I used to think that the fontanelle just allowed the skull to deform on its way down the birth canal, but I recently learned that it serves another, more noble purpose: it allows the brain to expand faster than the normal growth of bone would allow. I had to pause to think about that for a moment. We often hear about the incredible cognitive changes going on in a baby’s brain in the beginning of their life, and now here’s a physical, visible, pulsating manifestation of it.
There’s a metaphor in there somewhere about age and ossification. For me it’s simply a reminder: growth requires flexibility.
Oren and me on the bank of the John Day River, where we took him on his first camping trip.
Oren is nine months old and a shade over 20 pounds. He’s crawling, although it’s more of an army-style drag than a proper hands and knees crawl. He’s going further and faster now too, so much so that he’s worn away the skin at the top of his feet from dragging them across the floor. We’ve tried covering his feet with Band-Aids but he grinds those off too. His movement even has its own characteristic sound: slap-slap shhh, slap-slap shhh. The slaps are his hands hitting the hardwood floors and the shhh is him dragging his clothed belly across it. Whenever he’s bare-bellied it’s more of a slap-slap screeek, which is surely as uncomfortable as it sounds. We don’t leave him bare-bellied very often.
Not content with horizontal mobility, his new focus is pulling himself up onto anything that he can reach and grab hold of. The open dishwasher is one such location. Opening it is noisy and can be heard from across the house. In proper Pavlovian fashion, Oren comes crawling, or at least dragging, as soon as he hears it. His face is pure delight.
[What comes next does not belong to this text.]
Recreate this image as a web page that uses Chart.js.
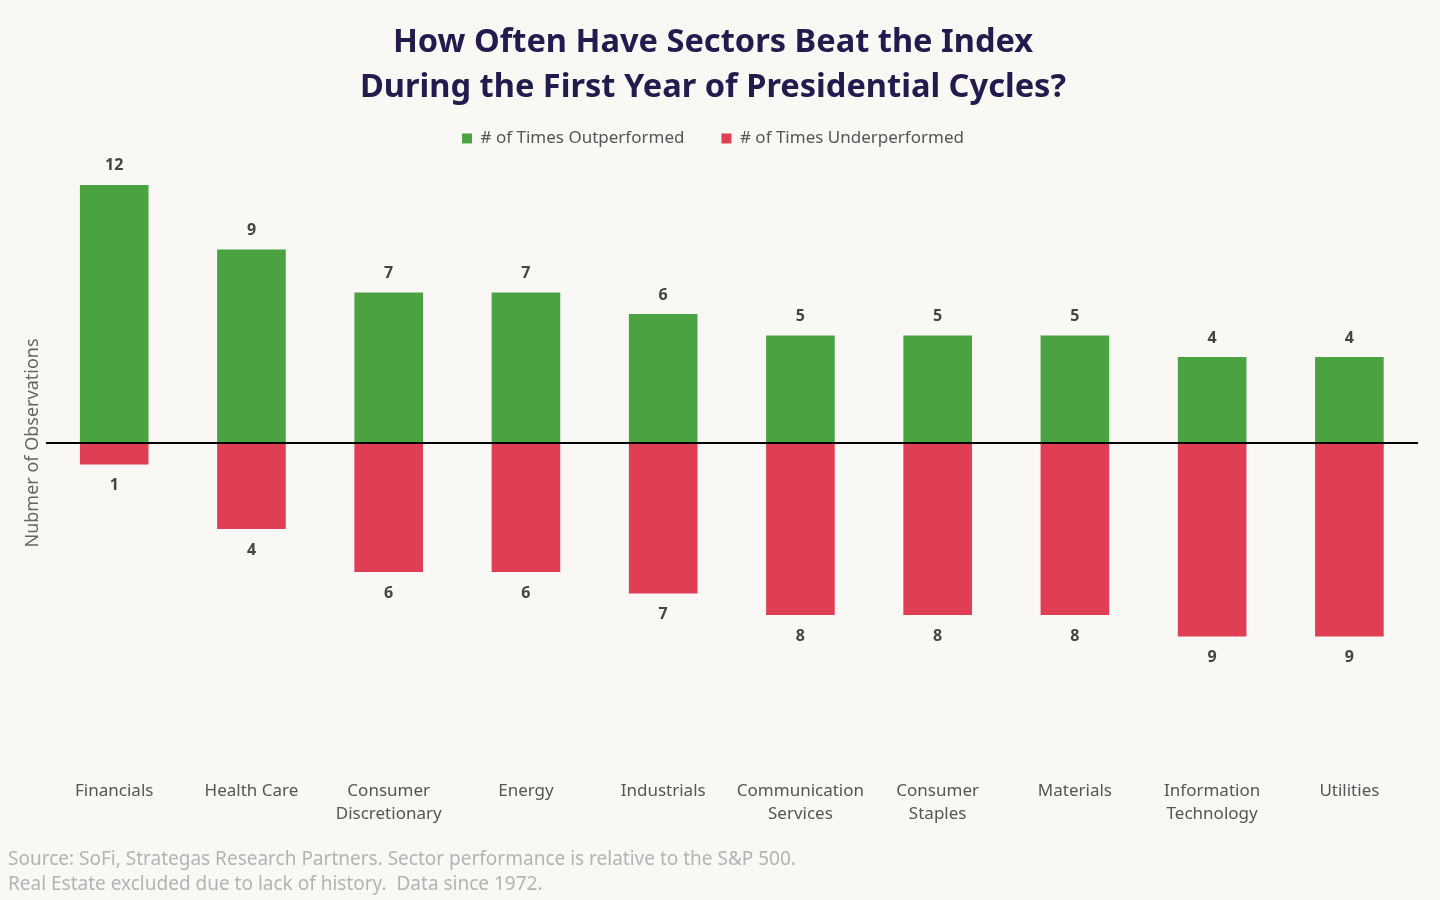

The other thing Oren loves to climb are the stairs. Somehow he manages to haul his giant head and tubby belly all the way to the top. We’re there to spot him, of course, which is a good thing because he hasn’t a single care for what would happen if he fell back down. And if he did care, he’d probably never climb them. The fontanelle reminds me that growth requires flexibility; growth also seems to require some ignorance of the consequences of failure.
Oren at 7 months.
Three months ago I wrote that Oren was perfect, or rather, how I shouldn’t say that he was perfect and shouldn’t play favorites. When it was just Rachael and me and Idara I couldn’t help but feel sorry for the child or children who might come after her. Everybody seems to accept that you take more pictures of the first than of subsequent children, talk about them more, think about them more. That’s not to say that any of this is actually better for the child. Maybe the extra attention is detrimental. Either way, I remember recognizing that Idara didn’t have to share us with anyone else. Now that we have Oren, though, I realize that he’ll have an experience that Idara won’t: being our last.
He lies in his crib at night, tiny lungs breathing tiny breaths through a tiny mouth, his fontanelle bouncing up and down. It’s almost impossible to not see him as some sort of divine creation. And while it’s true that Idara laid in her crib like that once, too, with tiny lungs and tiny breaths, I never had to pause and remind myself to relish this moment because I would never experience anything like this again. Now with Oren it is our last time. Perhaps there will be other babies in our lives, but not these babies, not our babies.
I painted Oren’s portrait one day while Idara was playing with watercolors.
There’s another experience that Oren will have that Idara didn’t. When Idara was born it was just Rachael and me. Now we have Idara, too, and so there are fifty percent more arms for hugging, lips for kissing, bodies for climbing over, hair for pulling. And when Idara isn’t hitting Oren, or throwing things at him, or taking away his toys, or stealing his food, she really is quite sweet. She’ll hug him until he can barely breathe, for example, or drag him to the other side of the house so that he can watch her play without touching anything (or else).
Perhaps it’s a kind of Stockholm syndrome, but Oren really seems to love this special treatment. Just this morning I carried him upstairs to rouse Idara from her sleep. As soon as she lifted her head from the pillow and greeted him, he squealed with delight and tried to crawl out of my arms and into bed with her. Truly, there’s no one who seems to bring more joy to Oren’s life than his big sister.
The most important relationships in my life outside of Rachael and Idara and Oren are those I have with my brother and sister, and so it remains my one great hope that someday she’ll be able to say the same.
Oren at nine months, Idara at three and three quarters.